The Next Generation of Drone Jammers Will Be Measured by What They Don't Disrupt
For years, the counter-drone industry has celebrated the same numbers.
Longer range.
Higher output power.
More frequency bands.
Those specifications looked impressive when drones operated above empty fields or military training grounds.
Cities are different.
A smart city doesn't simply contain wireless networks.
It depends on them.
Every traffic intersection, office tower, logistics hub and public transport system is quietly exchanging radio signals every second. The invisible air above a city has become as busy as the streets below it.
In that environment, every transmission has a cost.
The question is no longer whether a drone jammer can stop a drone.
The real question is how much of the surrounding city it disturbs while doing it.
Radio silence has become one of the rarest resources in a city
Nobody notices radio silence because it has no physical shape.
You can't photograph it.
You can't paint it on a map.
Yet cities are consuming it faster every year.
Wi-Fi 7 access points negotiate channels hundreds of times every hour.
Building automation systems continuously exchange telemetry.
Parking sensors report occupancy.
Environmental stations upload measurements.
Private 5G networks synchronize industrial equipment.
Autonomous delivery robots request route updates.
Each device occupies only a tiny fraction of the spectrum.
Together, they create an environment of permanent RF coexistence.
A drone jammer enters that environment as another transmitter competing for the same invisible resource.
Not road space.
Not airspace.
Radio space.
Perhaps we've been measuring drone jammers the wrong way
Manufacturers usually compare output power.
20 watts.
50 watts.
100 watts.
Those numbers are easy to print on a specification sheet.
They're much harder to translate into real urban performance.
Imagine two counter-drone systems.
One creates a one-kilometre interference zone.
The other creates only a 250-metre controlled RF footprint.
If both stop the same drone, which one is actually better?
Engineers may increasingly choose the second.
Not because it's weaker.
Because it wastes less spectrum.
The future benchmark may not be maximum coverage.
It may be minimum unnecessary interference.
Cities aren't running out of bandwidth
They're running out of quiet spectrum.
Every year, another wireless technology joins the conversation.
Wi-Fi 7.
Thread.
Matter.
Bluetooth LE.
Ultra-Wideband.
Private 5G.
Industrial IoT.
Vehicle-to-Infrastructure communication.
Individually, none of them creates a problem.
Collectively, they produce something new:
Urban RF congestion.
The challenge is no longer avoiding interference.
It's learning how thousands of systems can coexist without constantly disrupting one another.
Counter-drone technology now belongs to that same ecosystem.

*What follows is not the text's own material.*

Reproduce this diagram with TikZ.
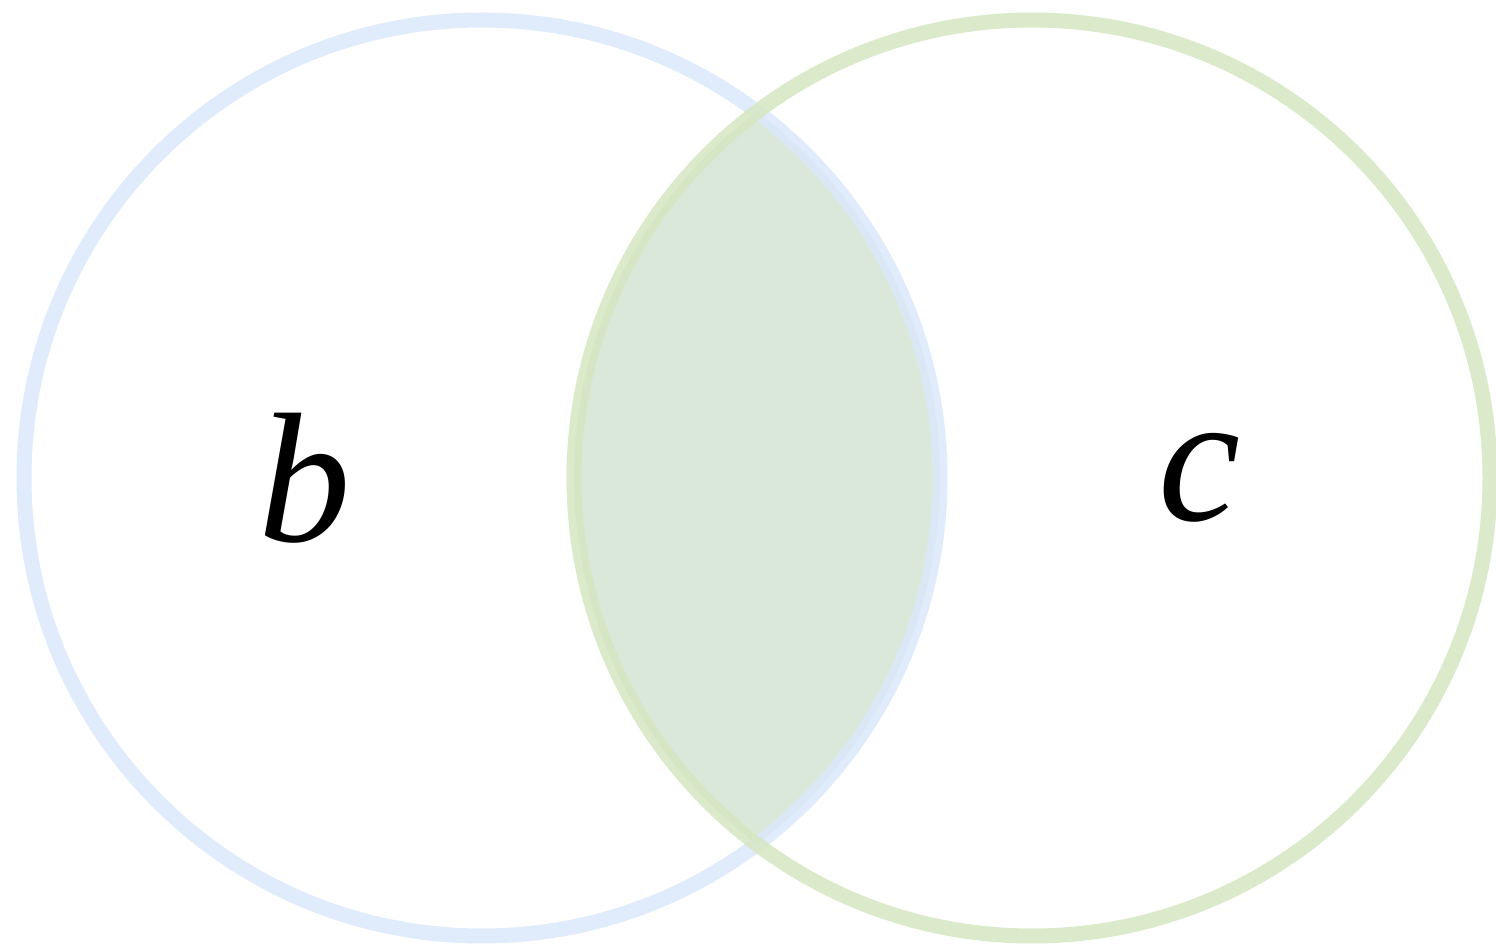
\documentclass[tikz,border=0pt]{standalone}
\usepackage{fontspec}
\setmainfont{Liberation Serif}
\definecolor{vennblue}{HTML}{DAE8FC}
\definecolor{venngreen}{HTML}{D5E6C2}
\definecolor{vennmid}{HTML}{DAE8DA}
\begin{document}
\begin{tikzpicture}[x=0.5pt,y=-0.5pt]

  \useasboundingbox (0,0) rectangle (1496,945);

  % doorsnede
  \begin{scope}
    \clip (482,478) circle (458);
    \fill[vennmid] (1032,478) circle (458);
  \end{scope}

  % cirkels
  \draw[vennblue,line width=7.5pt,opacity=0.85] (482,478) circle (458);
  \draw[venngreen,line width=7.5pt,opacity=0.85] (1032,478) circle (458);

  % labels
  \node[inner sep=0pt,font=\fontsize{92.5}{100}\selectfont\itshape] (b) at (305,478) {b};
  \node[inner sep=0pt,font=\fontsize{92.5}{100}\selectfont\itshape] (c) at (1200,478) {c};

\end{tikzpicture}
\end{document}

The smartest jammer may spend most of its time doing nothing
Traditional jammers transmit first.
Future systems may do the opposite.
Before emitting a single watt, they may build a live picture of the surrounding spectrum.
Which frequencies are occupied?
Which signals belong to infrastructure?
Which belong to a drone?
Where is the control link actually coming from?
How narrow can the beam become?
This is no longer conventional jamming.
It's spectrum-aware decision making.
Transmission becomes the final step, not the first.
Every unnecessary transmission leaves an RF footprint
Urban planners already talk about carbon footprints.
Network engineers increasingly measure energy footprints.
Counter-drone systems may soon be evaluated in a similar way.
Not by how much power they generate.
But by how much spectrum they temporarily consume.
A jammer that occupies 200 MHz for three seconds creates a very different RF footprint from one that occupies 20 MHz for half a second.
Today's datasheets rarely mention that difference.
Tomorrow's procurement teams probably will.
Precision is becoming a software problem
Better antennas still matter.
More efficient amplifiers still matter.
But the biggest improvements may come from software.
Artificial intelligence can already classify wireless signals, distinguish drone communication from background traffic and estimate signal direction in real time.
The jammer becomes only one part of a larger RF decision engine.
Instead of asking:
"How much power should we transmit?"
The software asks something much more valuable:
"Do we actually need to transmit at all?"
Counter-drone technology is quietly changing its philosophy
The first generation of drone jammers tried to dominate the spectrum.
The next generation may try to disturb it as little as possible.
That isn't simply better engineering.
It's a different way of thinking.
Because in a smart city, the most valuable wireless resource isn't bandwidth.
It isn't transmission power.
It isn't even coverage.
It's the ability to protect one piece of airspace without everyone else noticing that anything happened.
Perhaps that's where the future of drone jammers really begins—not with stronger signals, but with smaller, smarter and almost invisible RF footprints.